Earlier this week, the International Monetary Fund (IMF) published research that suggested austerity measures in the short term to deal with the UK’s debt mountain may do more harm than good. It seems that living with large debt in order to protect people-led economic growth has to become the new normal. The IMF report states the “optimal” policy involved “living with high debt”. That is preferable to introducing “policies to deliberately pay down the debt” because the costs were likely to outweigh the benefits – as the money has to be cut elsewhere.

So where did this obsession for austerity come from? Keynesian economics used to dominate economic thinking and, in a nutshell, it supported increased government spending in times of recession to stimulate growth. This was most aptly characterised in Roosevelt’s New Deal, credited with America’s long-term recovery from the Great Depression. His focus on the “3 Rs”: relief, recovery, and reform contrast starkly with the UK government's “3 Cs”: cuts, caution and carelessness. Thatcher raged against public sector waste and I admit it there was low efficiency in increased spend when the public sector was as bloated and badly managed as it was in the 1970s. But different era, different public sector.

The current austerity doctrine has been driven by an influential paper by two American economists, Reinhart and Rogoff, that demonstrated that public debt of more than 90 per cent of GDP slows growth. Their work was cited by the IMF and the UK Treasury in initial justifications of austerity policies that have driven poverty, unemployment, benefits cuts and a plethora of anti-cuts protests.

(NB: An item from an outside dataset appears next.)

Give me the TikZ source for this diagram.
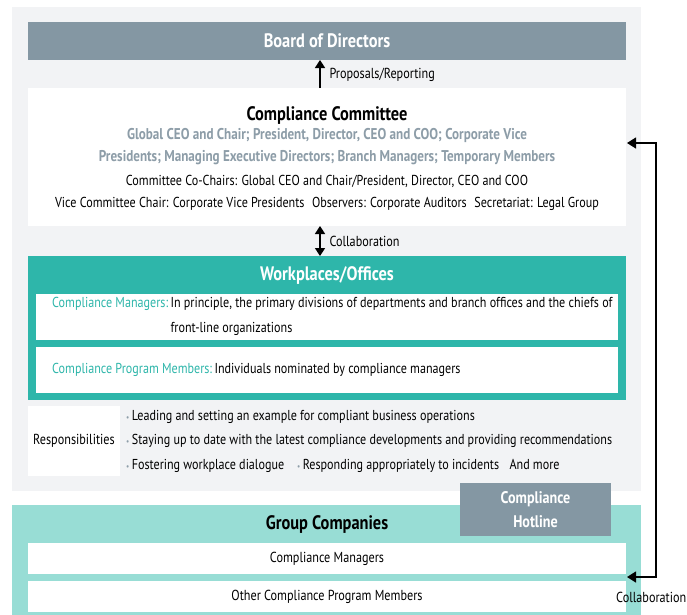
\documentclass[tikz,border=0pt]{standalone}
\usepackage{fontspec}
\setmainfont[FakeStretch=0.84]{PT Sans}
\usepackage{tikz}
\usetikzlibrary{arrows.meta,positioning,calc}
\definecolor{panelgrey}{HTML}{F2F3F5}
\definecolor{slate}{HTML}{8497A3}
\definecolor{wpteal}{HTML}{2EB6AA}
\definecolor{paleteal}{HTML}{98DDD5}
\definecolor{memgrey}{HTML}{8D9DA8}
\tikzset{
  box/.style={draw=none, inner sep=0pt, outer sep=0pt},
  head/.style={font=\fontsize{19.5}{22}\selectfont\bfseries},
  member/.style={font=\fontsize{15.6}{18}\selectfont\bfseries, text=memgrey},
  body/.style={font=\fontsize{14.4}{24.5}\selectfont},
  lbl/.style={font=\fontsize{14.5}{17}\selectfont},
  flow/.style={-{Triangle[length=8pt,width=10pt]}, line width=1.6pt},
  dflow/.style={{Triangle[length=8pt,width=10pt]}-{Triangle[length=8pt,width=10pt]}, line width=1.6pt},
  sflow/.style={{Triangle[length=9pt,width=11pt]}-{Triangle[length=9pt,width=11pt]}, line width=1.3pt}
}
\newcommand{\rbul}{\textcolor{memgrey}{\fontsize{8.5}{8.5}\selectfont\textbullet}\,}

\begin{document}
\begin{tikzpicture}[x=1pt, y=-1pt]
  \useasboundingbox (0,0) rectangle (687,614);
  % panels
  \node[box, fill=panelgrey, minimum width=629, minimum height=484] (panel) at (326.5,249) {};
  \node[box, fill=paleteal, minimum width=629, minimum height=114] (group) at (326.5,562) {};
  % board
  \node[box, fill=slate, minimum width=598, minimum height=38, text=white, head] (board) at (327,41) {Board of Directors};
  % committee
  \node[box, fill=white, minimum width=598, minimum height=138] (committee) at (327,157) {};
  \node[head] (cctitle) at (327,115) {Compliance Committee};
  \node[member] (ccmem1) at (327,135) {Global CEO and Chair; President, Director, CEO and COO; Corporate Vice};
  \node[member] (ccmem2) at (327,158) {Presidents; Managing Executive Directors; Branch Managers; Temporary Members};
  \node[body] (ccchair) at (327,181) {Committee Co-Chairs: Global CEO and Chair/President, Director, CEO and COO};
  \node[body] (ccvice) at (327,204) {Vice Committee Chair: Corporate Vice Presidents\hspace{0.3em} Observers: Corporate Auditors\hspace{0.3em} Secretariat: Legal Group};
  % workplaces
  \node[box, fill=wpteal, minimum width=598, minimum height=144] (workplaces) at (327,328) {};
  \node[head, text=white] (wptitle) at (327,275) {Workplaces/Offices};
  \node[box, fill=white, minimum width=582, minimum height=46] (wpmgr) at (327,317) {};
  \node[box, fill=white, minimum width=582, minimum height=46] (wpmem) at (327,370) {};
  \node[body, text=wpteal, anchor=west, inner sep=0pt] (mgrlbl) at (52,304) {Compliance Managers:};
  \node[body, anchor=north west, align=left, inner sep=0pt] (mgrtxt) at ([xshift=2pt]mgrlbl.north east)
    {In principle, the primary divisions of departments and branch offices and the chiefs of\\front-line organizations};
  \node[body, text=wpteal, anchor=west, inner sep=0pt] (memlbl) at (52,370) {Compliance Program Members:};
  \node[body, anchor=west, inner sep=0pt] (memtxt) at ([xshift=2pt]memlbl.east) {Individuals nominated by compliance managers};
  % responsibilities
  \node[box, fill=white, minimum width=92, minimum height=70, lbl] (resp) at (74,441) {Responsibilities};
  \node[body, anchor=west, align=left, inner sep=0pt] (resplist) at (126,441)
    {\rbul Leading and setting an example for compliant business operations\\
     \rbul Staying up to date with the latest compliance developments and providing recommendations\\
     \rbul Fostering workplace dialogue\hspace{0.9em}\rbul Responding appropriately to incidents\hspace{0.5em} And more};
  % group companies
  \node[head] (gctitle) at (327,524) {Group Companies};
  \node[box, fill=white, minimum width=598, minimum height=31, lbl] (gcmgr) at (327,558.5) {Compliance Managers};
  \node[box, fill=white, minimum width=598, minimum height=31, lbl] (gcother) at (327,596.5) {Other Compliance Program Members};
  \node[box, fill=slate, minimum width=151, minimum height=53, text=white, align=center,
    font=\fontsize{16.8}{24}\selectfont\bfseries] (hotline) at (535.5,509.5) {Compliance\\Hotline};
  % connectors
  \coordinate (ax) at (320,0);
  \draw[flow] (ax |- committee.north) -- (ax |- board.south);
  \node[lbl, anchor=west] (proprep) at (326,75) {Proposals/Reporting};
  \draw[dflow] (ax |- committee.south) -- (ax |- workplaces.north);
  \node[lbl, anchor=west] (collab) at (326,241) {Collaboration};
  \coordinate (tipA) at (627,143);
  \coordinate (tipB) at (627,577);
  \draw[sflow] (tipA) -- ++(29,0) |- (tipB);
  \node[lbl, anchor=east, inner sep=0.5pt] (collabr) at (687,597) {Collaboration};
\end{tikzpicture}
\end{document}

Now, all of that might have been worth it had it stopped another massive collapse in the economy, but Reinhart and Rogoff’s work hasn’t just been debunked, they themselves have admitted it was wron,g after Thomas Herndon, a PhD economics student writing an essay on their report, found basic errors in the spreadsheet.

So, summing up, 66 per cent of the UK’s leading economists believe that austerity has actually harmed the economy and most of the world’s leading economists think austerity is daft. The OECD and the IMF are calling for investment to grow and the original report that suggested austerity was required was just wrong. The UK, however, is committed to austerity and is seeing deflation and low growth, including the biggest slump in service sector performance since 2011 and a widening trade deficit due to the comparative strength of the pound. Will the Tories now rein back on austerity claiming they have sorted the economy so no longer need to cut so deep? If not, then it is Cameron, Osborne and the Treasury that will be left sitting on the lunatic fringe of global economic policy thinking.